From the Becker-Posner blog by Gary Becker:
The Bureau of Labor Statistics (BLS) on Friday released its report on employment and unemployment in October. Although greeted by most of the media as signaling pretty good news, it is “good” only in the sense that the labor market did not get any worse. Employment and unemployment remain very far from full employment levels fully 4 years after the financial crisis erupted in September 2008, and 3 years after the Great Recession officially ended (as defined by the NBER). In fact, this is the slowest recovery from a recession during the past half century in both employment and unemployment.
The unemployment rate remains stuck at slightly below 8%, and about 12 million men and women remain unemployed. Over 8.3 million persons still are employed part time because their hours were cut or they could not find a full-time job. Another 2.4 million persons are only marginally attached to the labor force, but are not counted as unemployed because they had not searched for work in the four weeks prior to the survey.
The major explanation for the very sluggish labor market is the slow recovery of GDP from the depths of the recession. When GDP is growing slowly-this growth has averaged about 2% during past 8 quarters- one can hardly expect employment to be growing rapidly or unemployment to be receding at a fast pace. In fact, the relation between GDP growth in the recovery from a recession and and the decline in unemployment is called Okun’s Law, named after the economist Arthur Okun who discovered this empirical regularity. One version of this law states that there is a 1% percentage point decrease in the unemployment rate for every 2% increase in GDP away from recession levels.
This law is far from exact, but it does bring out in a simple way that unemployment is unlikely to be decreasing rapidly from recession levels if GDP is recovering slowly. Okun’s Law was not operating in the early stages of the Great Recession because workers were being laid off at much faster rates relative to the decline in GDP than would be predicted by this Law. However, the connection between the recovery in unemployment and the growth in GDP during the past couple of years has been more in line with Okun’s observations (I am indebted to discussions with Edward Lazear on these issues).

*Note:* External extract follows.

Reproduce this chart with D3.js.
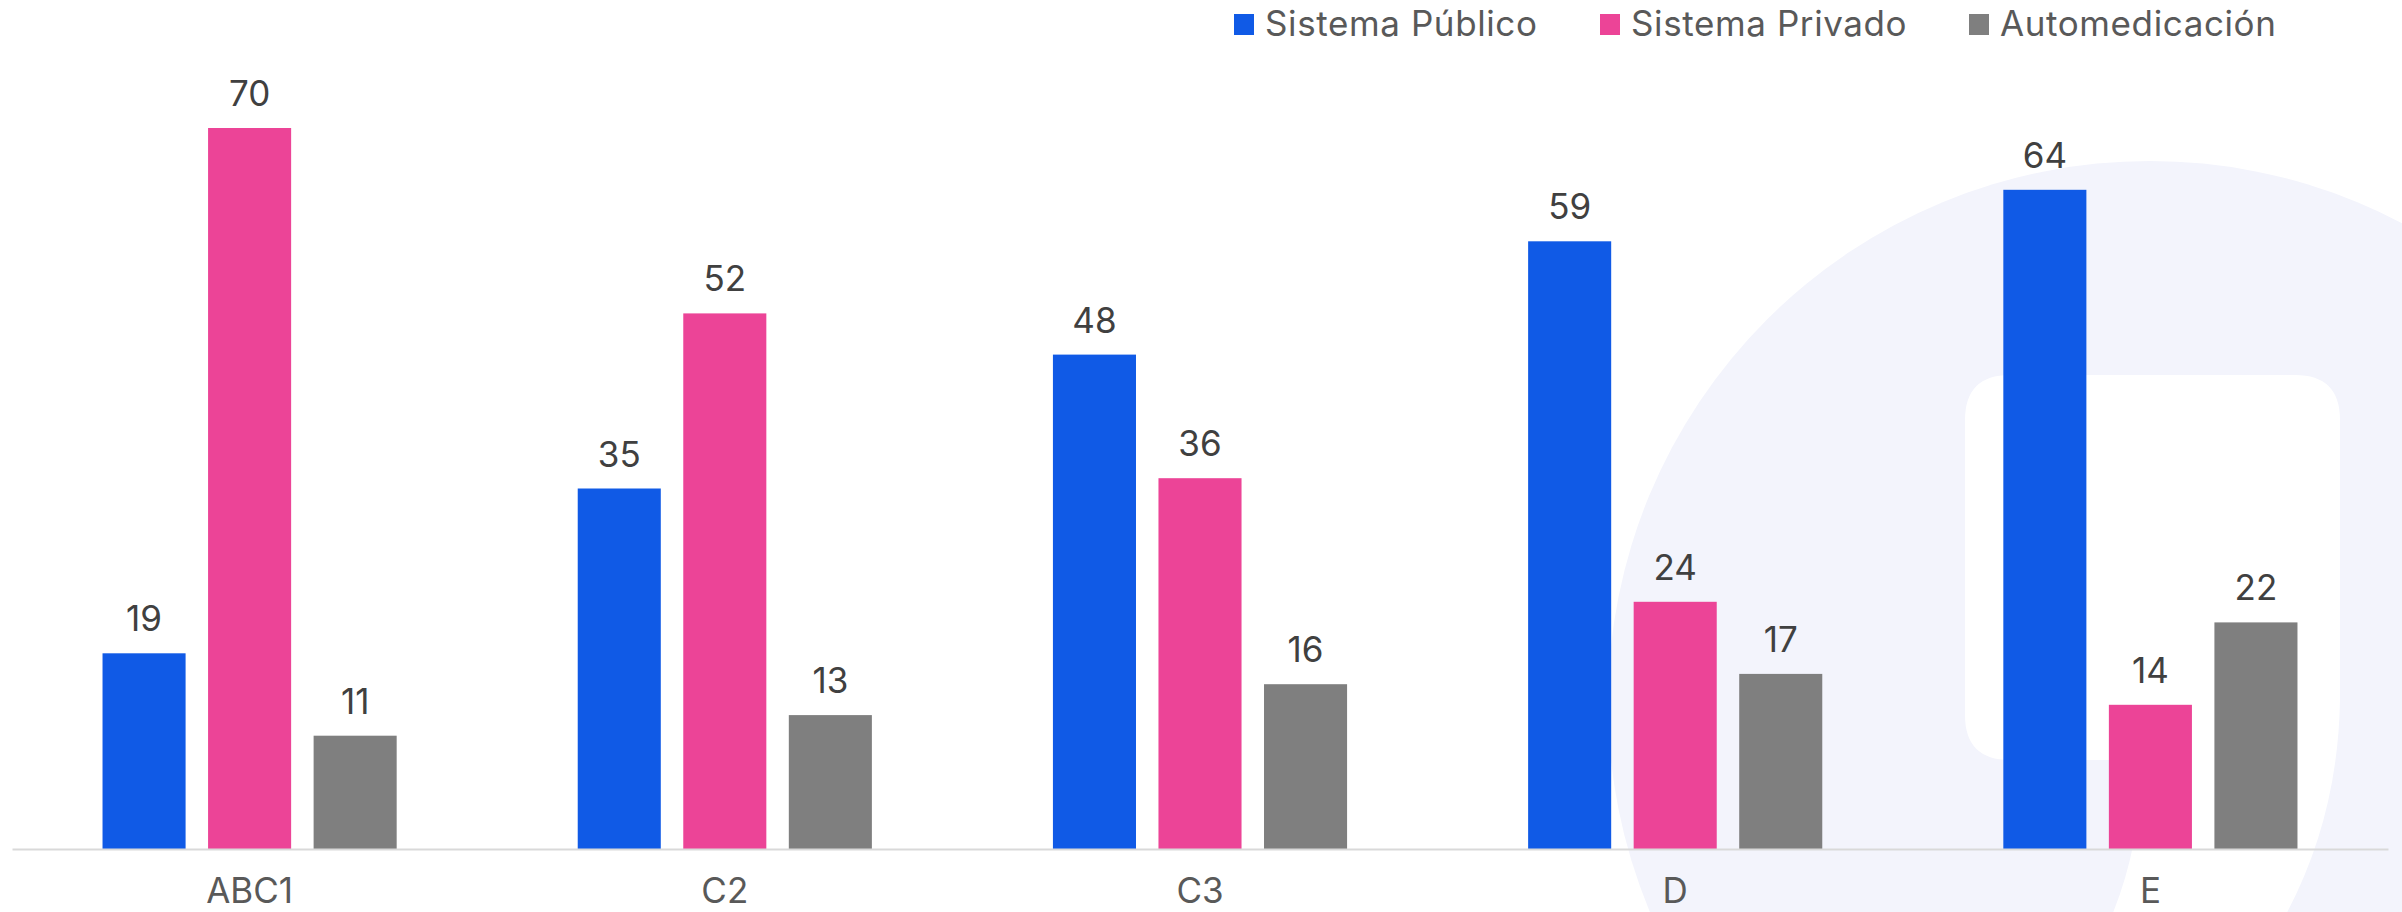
<!DOCTYPE html>
<html>
<head>
<meta charset="utf-8">
<script src="https://cdn.jsdelivr.net/npm/d3@7"></script>
<style>
  html, body { margin: 0; padding: 0; background: #ffffff; }
  svg { display: block; font-family: Inter, "Noto Sans", sans-serif; }
</style>
</head>
<body>
<div id="chart"></div>
<script>
// chart data
var categories = ["ABC1", "C2", "C3", "D", "E"];
var seriesNames = ["Sistema Público", "Sistema Privado", "Automedicación"];
var publico = [19, 35, 48, 59, 64];
var privado = [70, 52, 36, 24, 14];
var automed = [11, 13, 16, 17, 22];
var seriesColors = ["#105ae6", "#ec4497", "#7f7f7f"];

var W = 2402, H = 912;
var baseY = 849;

var svg = d3.select("#chart").append("svg")
  .attr("width", W)
  .attr("height", H);

// faint watermark logo in the background
var wm = svg.append("g");
wm.append("circle")
  .attr("cx", 2150).attr("cy", 703).attr("r", 542)
  .style("fill", "#f3f4fc");
wm.append("path")
  .attr("d", "M1965,420 Q1965,375 2010,375 L2295,375 Q2340,375 2340,420 L2340,700 Q2338,820 2283,920 L2110,920 Q2140,850 2143,760 L2010,760 Q1965,760 1965,715 Z")
  .style("fill", "#ffffff");

var x0 = d3.scaleBand()
  .domain(categories)
  .range([12, 2388])
  .paddingInner(0.381)
  .paddingOuter(0.1905);

var x1 = d3.scaleBand()
  .domain(seriesNames)
  .range([0, x0.bandwidth()])
  .paddingInner(0.213);

var y = d3.scaleLinear()
  .domain([0, 70])
  .range([baseY, 128]);

var rows = categories.map(function(c, i) {
  return { cat: c, values: [publico[i], privado[i], automed[i]] };
});

var groups = svg.selectAll("g.grp")
  .data(rows)
  .enter()
  .append("g")
    .attr("class", "grp")
    .attr("transform", function(d) { return "translate(" + x0(d.cat) + ",0)"; });

var bars = groups.selectAll("g.bar")
  .data(function(d) {
    return d.values.map(function(v, k) { return { name: seriesNames[k], value: v, k: k }; });
  })
  .enter()
  .append("g")
    .attr("class", "bar");

bars.append("rect")
  .attr("x", function(d) { return x1(d.name); })
  .attr("y", function(d) { return y(d.value); })
  .attr("width", x1.bandwidth())
  .attr("height", function(d) { return baseY - y(d.value); })
  .style("fill", function(d) { return seriesColors[d.k]; });

bars.append("text")
  .attr("x", function(d) { return x1(d.name) + x1.bandwidth() / 2; })
  .attr("y", function(d) { return y(d.value) - 22; })
  .attr("text-anchor", "middle")
  .style("font-size", "35px")
  .style("fill", "#404040")
  .text(function(d) { return d.value; });

// category axis
var axis = svg.append("g")
  .attr("transform", "translate(0," + baseY + ")")
  .call(d3.axisBottom(x0).tickSize(0).tickSizeOuter(0));
axis.select(".domain")
  .style("stroke", "#d9d9d9")
  .style("stroke-width", 2);
axis.selectAll(".tick text")
  .attr("y", 54)
  .attr("dy", null)
  .style("font-family", "Inter, 'Noto Sans', sans-serif")
  .style("font-size", "35px")
  .style("fill", "#595959");

// legend
var legendX = [1234, 1600, 1969];
var legend = svg.selectAll("g.legend")
  .data(seriesNames)
  .enter()
  .append("g")
    .attr("class", "legend")
    .attr("transform", function(d, i) { return "translate(" + legendX[i] + ",0)"; });

legend.append("rect")
  .attr("x", 0)
  .attr("y", 14)
  .attr("width", 20)
  .attr("height", 21)
  .style("fill", function(d, i) { return seriesColors[i]; });

legend.append("text")
  .attr("x", 31)
  .attr("y", 36)
  .style("font-size", "35px")
  .style("letter-spacing", "0.6px")
  .style("fill", "#595959")
  .text(function(d) { return d; });
</script>
</body>
</html>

The extension of unemployment benefits to 99 weeks, or almost 2 years, is a public policy change that has raised the unemployment rate (see Casey Mulligan’s recent book, The Redistribution Recession). When the government is helping to support unemployed persons for up to 99 weeks, some of the long-term unemployed will look less diligently for work.

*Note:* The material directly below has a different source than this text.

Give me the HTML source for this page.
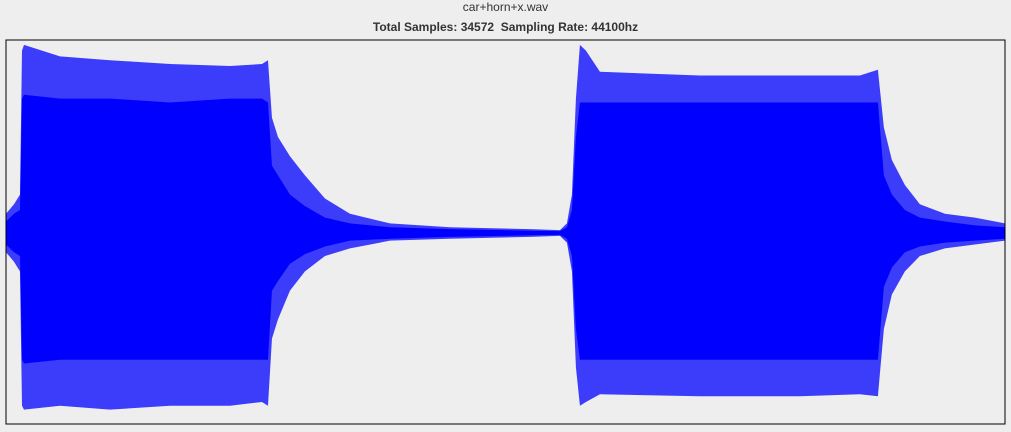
<!DOCTYPE html>
<html><head><meta charset="utf-8"><style>
body{margin:0;background:#eeeeee;width:1011px;height:432px;overflow:hidden;font-family:"Liberation Sans",sans-serif}
.t{position:absolute;left:0;width:1011px;text-align:center;font-size:12px;color:#333}
</style></head><body>
<div class="t" style="top:0px">car+horn+x.wav</div>
<div class="t" style="top:20px;font-weight:bold">Total Samples: 34572&nbsp; Sampling Rate: 44100hz</div>
<svg id="c" width="1011" height="432" style="position:absolute;left:0;top:0"></svg>
<script>
const totalSamples = 34572;
// envelope sample positions
const envSamples = [0,277,484,554,623,1869,3600,5676,7752,8859,9066,9204,9412,9827,10346,11038,11903,13287,15364,18132,19170,19412,19585,19723,19862,20069,20554,24014,27474,29550,30173,30380,30657,31107,31626,32491,33529,34572];
// outer peak envelope (normalized amplitude)
const outerTop = [0.1,0.15,0.2,0.95,0.98,0.92,0.9,0.88,0.87,0.88,0.9,0.6,0.5,0.4,0.3,0.18,0.1,0.05,0.03,0.02,0.015,0.05,0.2,0.7,0.98,0.95,0.84,0.82,0.82,0.82,0.85,0.55,0.38,0.25,0.15,0.1,0.08,0.05];
const outerBottom = [-0.1,-0.15,-0.2,-0.9,-0.92,-0.9,-0.92,-0.9,-0.9,-0.88,-0.9,-0.55,-0.45,-0.3,-0.2,-0.12,-0.08,-0.04,-0.03,-0.02,-0.015,-0.05,-0.2,-0.7,-0.9,-0.88,-0.84,-0.85,-0.85,-0.84,-0.85,-0.5,-0.32,-0.2,-0.12,-0.08,-0.06,-0.04];
// inner dense envelope
const innerTop = [0.06,0.1,0.12,0.7,0.72,0.7,0.7,0.68,0.7,0.7,0.68,0.35,0.3,0.2,0.14,0.08,0.05,0.03,0.02,0.012,0.01,0.03,0.12,0.5,0.68,0.68,0.68,0.68,0.68,0.68,0.68,0.3,0.2,0.12,0.08,0.06,0.04,0.03];
const innerBottom = [-0.06,-0.1,-0.12,-0.66,-0.68,-0.66,-0.66,-0.66,-0.66,-0.66,-0.66,-0.3,-0.25,-0.16,-0.11,-0.07,-0.04,-0.03,-0.02,-0.012,-0.01,-0.03,-0.12,-0.5,-0.66,-0.66,-0.66,-0.66,-0.66,-0.66,-0.66,-0.28,-0.18,-0.1,-0.07,-0.05,-0.04,-0.03];
const L=6,R=1005,T=40,B=424,CY=233,H=192;
const xs=s=>L+s/totalSamples*(R-L);
const ys=a=>CY-a*H;
const svg=document.getElementById('c');
const NS='http://www.w3.org/2000/svg';
function poly(top,bot,op,name){
  let pts=[];
  envSamples.forEach((s,i)=>pts.push(xs(s)+','+ys(top[i])));
  for(let i=envSamples.length-1;i>=0;i--)pts.push(xs(envSamples[i])+','+ys(bot[i]));
  const p=document.createElementNS(NS,'polygon');
  p.setAttribute('points',pts.join(' '));
  p.setAttribute('fill','#0000ff');
  p.setAttribute('fill-opacity',op);
  
  
  svg.appendChild(p);
}
poly(outerTop,outerBottom,0.75,'waveform-peaks');
poly(innerTop,innerBottom,1,'waveform-body');
const fr=document.createElementNS(NS,'rect');
fr.setAttribute('x',L);fr.setAttribute('y',T);fr.setAttribute('width',R-L);fr.setAttribute('height',B-T);
fr.setAttribute('fill','none');fr.setAttribute('stroke','#000');fr.setAttribute('stroke-width','1');


svg.appendChild(fr);
</script>
</body></html>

This brings us to the most disturbing aspect of the high unemployment rate during the past 4 years; namely, the large number of the unemployed who have been out of work for at least 6 months. Last month 5 million men and women had been unemployed for at least 6 months, and they comprise about 40% of all the unemployed. This fraction has been stuck at a little over 40 percent since the first quarter of 2010. Moreover, a truer picture of the extent of long-term unemployment requires the inclusion also of most of the 2.4 million individuals who have given up looking for work.

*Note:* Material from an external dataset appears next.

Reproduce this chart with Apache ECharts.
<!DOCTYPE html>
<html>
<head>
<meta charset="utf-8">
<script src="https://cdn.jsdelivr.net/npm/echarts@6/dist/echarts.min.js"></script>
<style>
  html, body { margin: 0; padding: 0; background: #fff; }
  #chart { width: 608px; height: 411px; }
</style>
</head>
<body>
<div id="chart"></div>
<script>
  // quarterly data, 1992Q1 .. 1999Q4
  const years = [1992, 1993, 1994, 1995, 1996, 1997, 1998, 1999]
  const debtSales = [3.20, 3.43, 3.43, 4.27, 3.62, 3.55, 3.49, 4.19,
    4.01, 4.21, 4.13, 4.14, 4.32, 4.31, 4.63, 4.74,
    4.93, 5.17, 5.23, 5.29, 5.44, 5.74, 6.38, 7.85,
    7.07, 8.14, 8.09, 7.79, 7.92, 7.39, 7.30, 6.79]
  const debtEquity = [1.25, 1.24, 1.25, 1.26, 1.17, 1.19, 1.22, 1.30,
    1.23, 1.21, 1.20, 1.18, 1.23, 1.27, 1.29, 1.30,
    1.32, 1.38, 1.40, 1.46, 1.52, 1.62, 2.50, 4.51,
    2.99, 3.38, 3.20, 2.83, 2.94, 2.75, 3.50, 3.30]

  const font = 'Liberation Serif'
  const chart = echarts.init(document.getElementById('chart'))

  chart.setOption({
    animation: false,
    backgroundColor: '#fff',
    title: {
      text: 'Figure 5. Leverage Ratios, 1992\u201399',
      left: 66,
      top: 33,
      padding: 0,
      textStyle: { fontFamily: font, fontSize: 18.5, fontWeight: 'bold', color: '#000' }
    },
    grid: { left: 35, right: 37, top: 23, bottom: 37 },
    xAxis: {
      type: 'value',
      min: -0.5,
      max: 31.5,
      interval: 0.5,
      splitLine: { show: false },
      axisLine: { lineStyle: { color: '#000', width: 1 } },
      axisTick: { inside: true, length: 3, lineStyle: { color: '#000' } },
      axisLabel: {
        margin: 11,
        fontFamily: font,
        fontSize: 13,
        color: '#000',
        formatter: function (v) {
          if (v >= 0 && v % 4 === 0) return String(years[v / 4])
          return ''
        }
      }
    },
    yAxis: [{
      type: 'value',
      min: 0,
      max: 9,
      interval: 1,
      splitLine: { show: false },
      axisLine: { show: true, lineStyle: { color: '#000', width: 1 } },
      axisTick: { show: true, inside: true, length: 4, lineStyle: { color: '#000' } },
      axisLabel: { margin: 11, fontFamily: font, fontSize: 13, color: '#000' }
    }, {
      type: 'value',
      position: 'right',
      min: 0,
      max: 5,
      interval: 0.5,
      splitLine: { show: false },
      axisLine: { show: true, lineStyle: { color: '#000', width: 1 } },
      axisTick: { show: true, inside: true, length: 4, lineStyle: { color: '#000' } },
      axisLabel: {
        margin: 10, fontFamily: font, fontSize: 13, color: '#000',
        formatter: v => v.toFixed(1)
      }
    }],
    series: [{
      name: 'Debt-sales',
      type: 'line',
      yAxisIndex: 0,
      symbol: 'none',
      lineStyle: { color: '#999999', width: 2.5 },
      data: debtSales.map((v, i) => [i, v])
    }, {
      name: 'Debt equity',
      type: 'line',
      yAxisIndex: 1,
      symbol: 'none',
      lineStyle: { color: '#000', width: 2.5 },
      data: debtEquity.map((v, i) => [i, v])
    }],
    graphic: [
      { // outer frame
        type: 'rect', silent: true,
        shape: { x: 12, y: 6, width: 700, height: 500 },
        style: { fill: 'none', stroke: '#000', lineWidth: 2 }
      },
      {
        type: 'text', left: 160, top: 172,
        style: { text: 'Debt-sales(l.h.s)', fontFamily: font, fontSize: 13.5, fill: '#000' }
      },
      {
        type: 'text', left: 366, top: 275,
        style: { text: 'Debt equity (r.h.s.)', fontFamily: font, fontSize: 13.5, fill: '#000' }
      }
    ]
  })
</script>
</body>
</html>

During past recessions, the U.S. typically has had relatively low rates of long-term unemployment, especially in comparison to most Western European countries. But that is no longer the case. American long-term unemployment has been so high during past few years partly because of the extension of unemployment compensation to 99 weeks, and partly because of the slowness of the recovery during this recession compared to previous recessions. Another contributor is the decline in sectors, such as parts of manufacturing, which will never recover fully. Since workers who invested a lot of their human capital in declining sectors would have to take a big hit in earnings if they take jobs in most other sectors, they may continue to look for jobs in sectors where their human capital is more valuable.
Long-term unemployment creates several long run social costs in addition to the psychological and other damage from being unemployed for many months. Some of the long-term unemployed become discouraged and leave the labor force prematurely rather than continuing to look for the work that has eluded them for many months. This is especially likely for the older unemployed since they take much longer to find jobs. In addition, younger workers who have been unemployed for a long time and are not highly skilled may retire from the regular labor force to enter the informal labor market where they are only sporadically employed. Food stamps and other benefits help them supplement their occasional earnings from jobs.